The housing industry has reacted angrily to Gordon brown’s failure to raise the lower threshold for stamp duty.
Some experts had been hoping that the Chancellor would introduce a higher threshold so that it would be in line with the average UK house price.
The average person now has to get a mortgage above £125,000 lower stamp duty threshold as house prices have risen dramatically in recent years.
However, Mr Brown failed to offer a break to people looking to buy a home in this bracket, meaning that almost all property buyers are now required to pay at least one per cent stamp duty.
“House price inflation remains a key concern for everyone in the UK, particularly first-time buyers and so it is disappointing that this year’s budget has not addressed the UK’s out of date stamp duty thresholds,” commented Duncan Berry, director of mortgage sales at GE Money.

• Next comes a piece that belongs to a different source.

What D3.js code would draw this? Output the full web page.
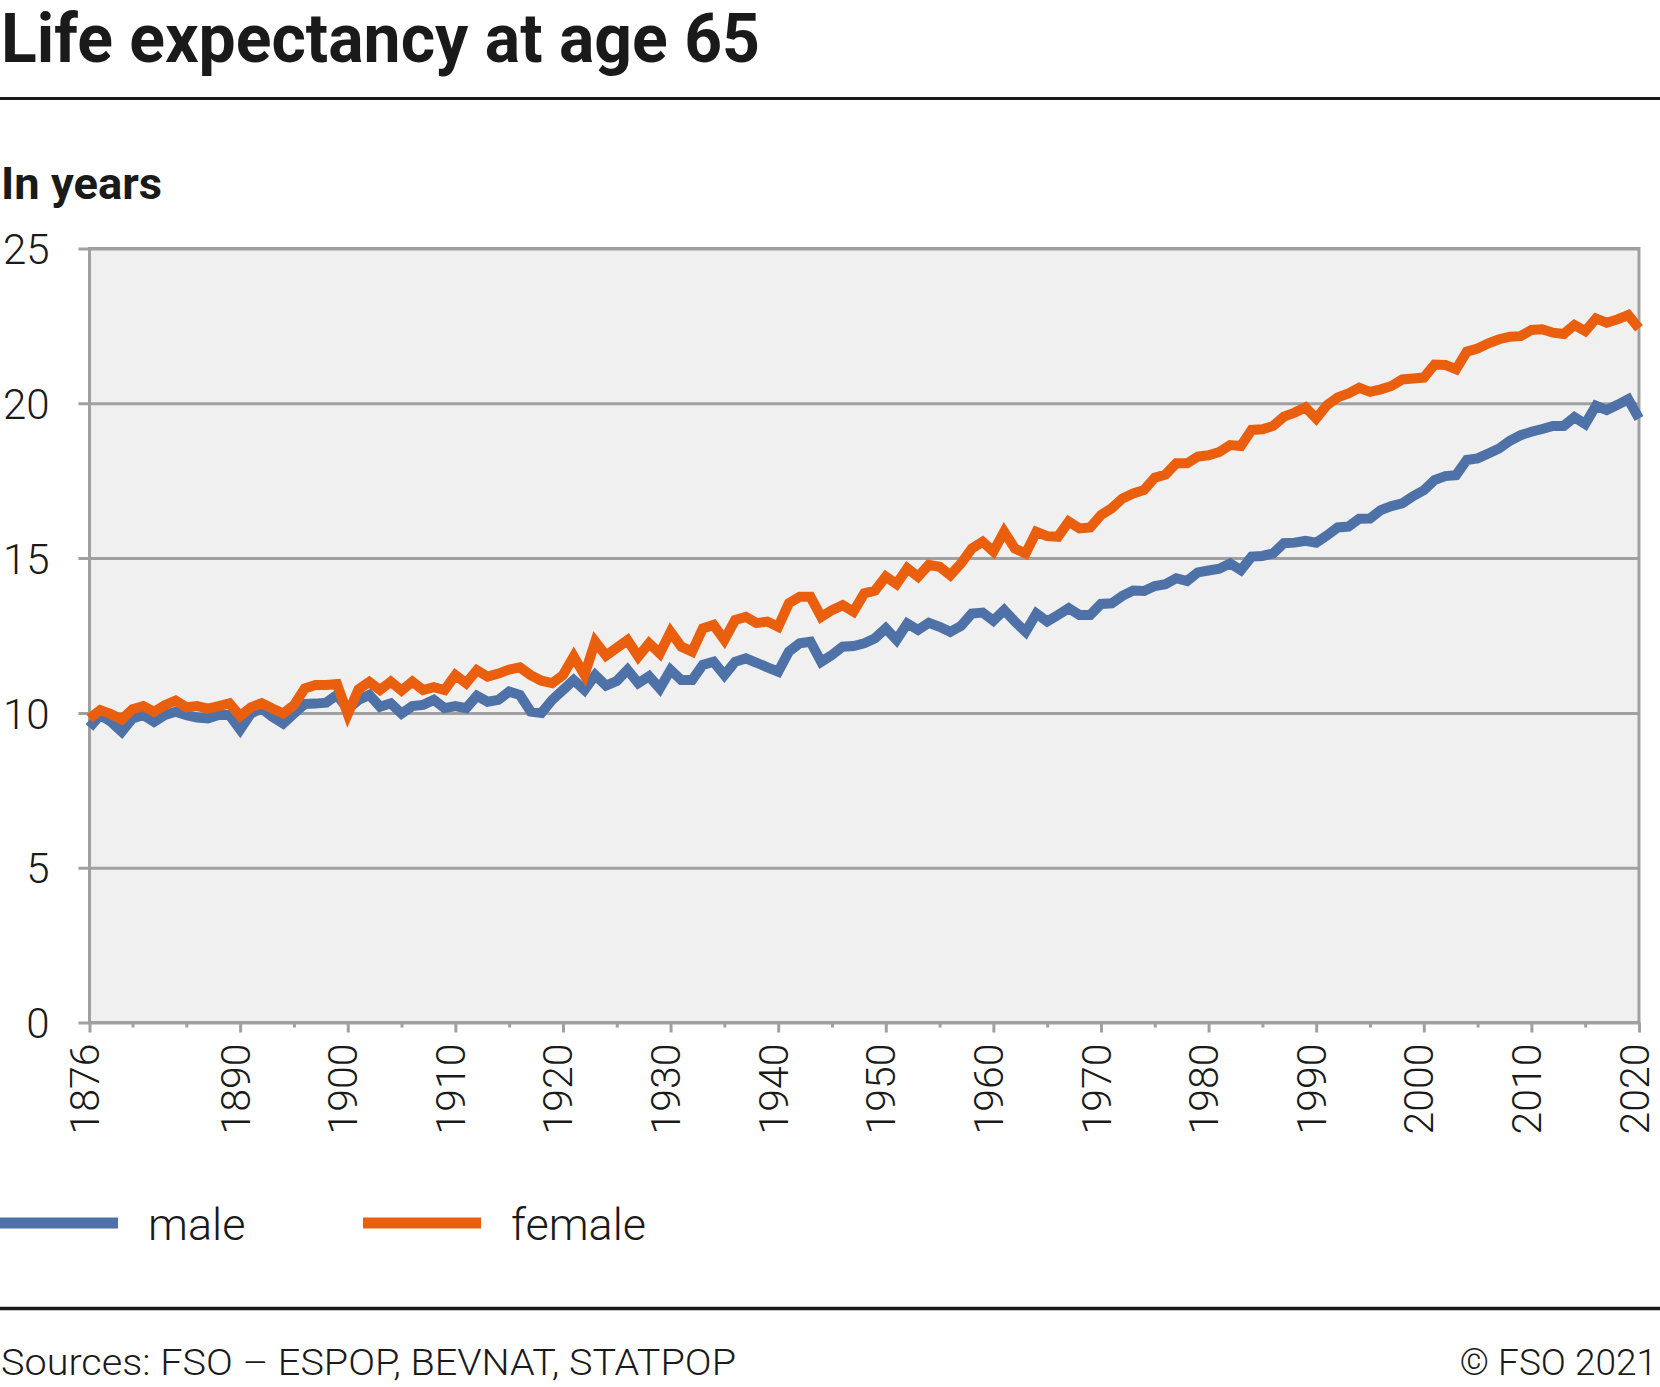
<!DOCTYPE html>
<html><head><meta charset="utf-8">
<script src="https://cdn.jsdelivr.net/npm/d3@7"></script>
<style>
body{margin:0;background:#fff;}
svg{display:block;font-family:Roboto,"Noto Sans",sans-serif;}
</style>
</head><body>
<svg id="chart" width="1660" height="1387"></svg>
<script>
const startYear = 1876, endYear = 2020;
const years = d3.range(startYear, endYear + 1);
const male = [
 9.53, 9.93, 9.71, 9.39, 9.82, 9.93, 9.71, 9.93, 10.04, 9.93,
 9.85, 9.82, 9.93, 9.93, 9.46, 9.98, 10.14, 9.87, 9.66, 9.98,
 10.29, 10.3, 10.33, 10.58, 10.12, 10.42, 10.58, 10.2, 10.31, 9.98,
 10.22, 10.26, 10.42, 10.15, 10.22, 10.15, 10.55, 10.36, 10.42, 10.69,
 10.58, 10.04, 10.0, 10.42, 10.74, 11.06, 10.74, 11.22, 10.88, 11.03,
 11.39, 10.96, 11.18, 10.79, 11.39, 11.06, 11.06, 11.55, 11.65, 11.22,
 11.65, 11.76, 11.62, 11.47, 11.33, 11.98, 12.25, 12.3, 11.65, 11.87,
 12.14, 12.16, 12.25, 12.41, 12.73, 12.36, 12.89, 12.68, 12.91, 12.78,
 12.62, 12.81, 13.21, 13.24, 12.98, 13.32, 12.95, 12.62, 13.21, 12.95,
 13.16, 13.38, 13.16, 13.16, 13.52, 13.54, 13.78, 13.95, 13.94, 14.1,
 14.16, 14.35, 14.26, 14.54, 14.6, 14.66, 14.83, 14.61, 15.05, 15.07,
 15.15, 15.48, 15.5, 15.56, 15.5, 15.73, 15.99, 16.02, 16.27, 16.28,
 16.55, 16.68, 16.77, 17.0, 17.19, 17.52, 17.65, 17.68, 18.17, 18.22,
 18.38, 18.54, 18.79, 18.97, 19.08, 19.17, 19.27, 19.27, 19.55, 19.33,
 19.92, 19.78, 19.95, 20.13, 19.51
];
const female = [
 9.82, 10.09, 9.96, 9.79, 10.12, 10.22, 10.04, 10.25, 10.4, 10.18,
 10.22, 10.14, 10.22, 10.31, 9.9, 10.18, 10.31, 10.14, 9.98, 10.25,
 10.79, 10.9, 10.9, 10.93, 9.96, 10.76, 11.0, 10.74, 11.01, 10.72,
 11.01, 10.74, 10.83, 10.74, 11.22, 10.96, 11.38, 11.17, 11.27, 11.4,
 11.47, 11.22, 11.04, 10.96, 11.22, 11.82, 11.22, 12.3, 11.85, 12.1,
 12.35, 11.82, 12.25, 11.92, 12.62, 12.14, 11.98, 12.73, 12.84, 12.36,
 13.0, 13.1, 12.9, 12.95, 12.78, 13.54, 13.75, 13.75, 13.1, 13.32,
 13.48, 13.27, 13.86, 13.95, 14.4, 14.16, 14.67, 14.4, 14.78, 14.72,
 14.45, 14.83, 15.31, 15.53, 15.21, 15.85, 15.31, 15.15, 15.85, 15.71,
 15.69, 16.18, 15.96, 15.99, 16.39, 16.61, 16.93, 17.09, 17.2, 17.6,
 17.7, 18.06, 18.06, 18.28, 18.32, 18.43, 18.65, 18.62, 19.14, 19.16,
 19.27, 19.57, 19.7, 19.87, 19.51, 19.94, 20.19, 20.32, 20.5, 20.37,
 20.45, 20.56, 20.77, 20.8, 20.83, 21.25, 21.24, 21.1, 21.67, 21.77,
 21.94, 22.07, 22.15, 22.17, 22.37, 22.39, 22.28, 22.24, 22.53, 22.33,
 22.74, 22.6, 22.71, 22.85, 22.42
];
const yTickValues = [0, 5, 10, 15, 20, 25];
const xLabelYears = [1876, 1890, 1900, 1910, 1920, 1930, 1940, 1950, 1960, 1970, 1980, 1990, 2000, 2010, 2020];
const xMinorYears = [1880, 1885, 1895, 1905, 1915, 1925, 1935, 1945, 1955, 1965, 1975, 1985, 1995, 2005, 2015];
const seriesNames = ["male", "female"];
const seriesColors = ["#4e72a7", "#ea5f0d"];
const titleText = "Life expectancy at age 65";
const unitText = "In years";
const sourceText = "Sources: FSO – ESPOP, BEVNAT, STATPOP";
const copyrightText = "© FSO 2021";

const svg = d3.select("#chart");
const textColor = "#1a1a1a", gridColor = "#a0a0a0";
const L = 89.5, R = 1639, T = 248.5, B = 1022.5;

const x = d3.scaleLinear().domain([startYear, endYear]).range([L, R]);
const y = d3.scaleLinear().domain([0, 25]).range([B, T]);

// Title
svg.append("text").attr("x", 1).attr("y", 61.5)
  .attr("font-size", 68).attr("font-weight", 700).attr("fill", textColor)
  .attr("textLength", 759).attr("lengthAdjust", "spacingAndGlyphs")
  .text(titleText);
svg.append("line").attr("x1", 0).attr("x2", 1660).attr("y1", 98.5).attr("y2", 98.5)
  .attr("stroke", textColor).attr("stroke-width", 3);
svg.append("text").attr("x", 1).attr("y", 199)
  .attr("font-size", 44).attr("font-weight", 700).attr("fill", textColor)
  .attr("textLength", 161).attr("lengthAdjust", "spacingAndGlyphs")
  .text(unitText);

// Plot background
svg.append("rect").attr("x", L).attr("y", T).attr("width", R - L).attr("height", B - T)
  .attr("fill", "#f0f0f0");

// Y axis with gridlines
const yAxis = svg.append("g").attr("transform", `translate(${L},0)`)
  .call(d3.axisLeft(y).tickValues(yTickValues).tickSize(-(R - L)).tickPadding(40).tickFormat(d3.format("d")));
yAxis.select(".domain").remove();
yAxis.selectAll(".tick line").attr("x1", -11).attr("stroke", gridColor).attr("stroke-width", 3);
yAxis.selectAll(".tick text").attr("font-size", 42).attr("font-weight", 300)
  .attr("fill", textColor).attr("font-family", "Roboto, sans-serif").attr("dy", "0.36em");

// X axis minor ticks
const xMinor = svg.append("g").attr("transform", `translate(0,${B})`)
  .call(d3.axisBottom(x).tickValues(xMinorYears).tickSize(5).tickFormat(""));
xMinor.select(".domain").remove();
xMinor.selectAll(".tick line").attr("stroke", gridColor).attr("stroke-width", 3);

// X axis major ticks and labels
const xAxis = svg.append("g").attr("transform", `translate(0,${B})`)
  .call(d3.axisBottom(x).tickValues(xLabelYears).tickSize(10).tickFormat(d3.format("d")));
xAxis.select(".domain").remove();
xAxis.selectAll(".tick line").attr("stroke", gridColor).attr("stroke-width", 3);
xAxis.selectAll(".tick text")
  .attr("transform", "rotate(-90)")
  .attr("x", -21).attr("y", 0).attr("dy", "0.22em")
  .attr("text-anchor", "end")
  .attr("font-size", 41).attr("font-weight", 300).attr("fill", textColor)
  .attr("font-family", "Roboto, sans-serif");

// Plot frame
svg.append("rect").attr("x", L).attr("y", T).attr("width", R - L).attr("height", B - T)
  .attr("fill", "none").attr("stroke", gridColor).attr("stroke-width", 3);

// Lines
const line = d3.line().x((d, i) => x(years[i])).y(d => y(d));
[male, female].forEach((s, k) => {
  svg.append("path").datum(s).attr("d", line)
    .attr("fill", "none").attr("stroke", seriesColors[k]).attr("stroke-width", 10)
    .attr("stroke-linejoin", "miter").attr("stroke-miterlimit", 3);
});

// Legend
const legendX = [0, 363];
seriesNames.forEach((name, k) => {
  svg.append("line").attr("x1", legendX[k]).attr("x2", legendX[k] + 118)
    .attr("y1", 1223).attr("y2", 1223)
    .attr("stroke", seriesColors[k]).attr("stroke-width", 11);
  svg.append("text").attr("x", legendX[k] + 148).attr("y", 1240)
    .attr("font-size", 45).attr("font-weight", 300).attr("fill", textColor)
    .text(name);
});

// Footer
svg.append("line").attr("x1", 0).attr("x2", 1660).attr("y1", 1308.5).attr("y2", 1308.5)
  .attr("stroke", textColor).attr("stroke-width", 3.5);
svg.append("text").attr("x", 1).attr("y", 1375)
  .attr("font-size", 37).attr("font-weight", 300).attr("fill", textColor)
  .attr("textLength", 735).attr("lengthAdjust", "spacingAndGlyphs")
  .text(sourceText);
svg.append("text").attr("x", 1657).attr("y", 1375).attr("text-anchor", "end")
  .attr("font-size", 37).attr("font-weight", 300).attr("fill", textColor)
  .text(copyrightText);
</script>
</body></html>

The Chancellor’s promise to completely do away with stamp duty on carbon-neutral homes up to a value of £500,000 however, has bee welcomed, although Nationwide has highlighted that Mr Brown is letting down the poorest in society.
“We feel that it is important to do more to help hard-pressed homebuyers,” said Stuart Bernau from Nationwide.
“We have calculated that if the stamp duty threshold had been raised in line with house price inflation since 1993 it would now stand at £206,000.”